What we do
The Zero Exclusion programme aims to ensure that persons affected by leprosy can participate in their community and society at large.
Receiving correct information on leprosy is a basis to address stigma within a community. Persons affected by leprosy need to be supported at individual level and informed on their rights. Those affected are the best spokespeople to stand up for their own rights and serve as positive role models for their peers.
Peer support is important and therefore we bring together persons in self-help groups and associations and strengthen them to speak out and voice their specific concerns and needs to authorities and service providers. In some cases persons affected by leprosy are included in organisations of persons with a disability and are able to strengthen even more their voice, improve their inclusion in society and the realisation of their rights.
Our activities may be realized at very local level, in villages, where access to health or educational services is improved or at provincial level when persons affected are considered eligible to receive social welfare or access to labour or economic programs. But also at (inter)national level we are able to lobby for an inclusive political agenda. International treaties ratified by many countries such as the UN convention on the Rights of Persons with Disabilities and the UN principles for Elimination of Discrimination against Persons affected by Leprosy and their Family Members are used as entry points for this lobby. The UN Special Rapporteur for Elimination of discrimination against persons affected by leprosy plays an essential role. Often we join forces with other ILEP organisations and the broader International Disability Movement, as this strengthens the message. Data collection and stories from persons affected substantiate the lobby messages.
Livelihood remains an essential issue for most persons affected. Therefore we try to improve their economic situation. Farmers with a disability are included in livelihood programs thus receiving specific support to increase their production. Self help groups set up rotating credit-schemes to support their members. Some of the groups or associations are supported to start income generating activities or setting up small businesses. Activities can vary from running a shop, selling bio-jewelry to breeding goats or chickens.

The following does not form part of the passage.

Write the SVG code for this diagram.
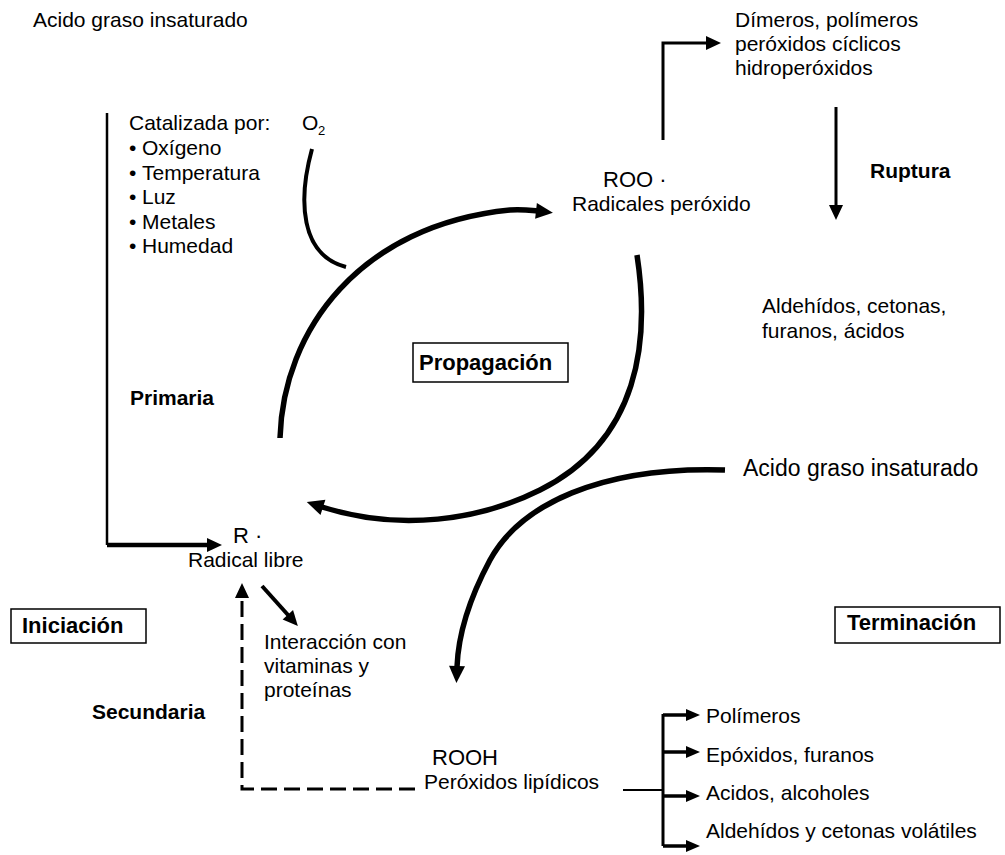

At community level, we developed an approach called the Disability Inclusive Community Model. To ensure local ownership we work with local self help groups or local organisations of persons with a disability that include persons affected by leprosy. They address specific local issues that hinder their full and effective participation in society on an equal basis with others, making use of some of the above mentioned interventions. Believes and behaviours of community members are addressed, local government is convinced that inclusive policies (and buildings) are essential to reach all community members and last but not least the persons affected feel as and are considered to be fully participating and contributing community members.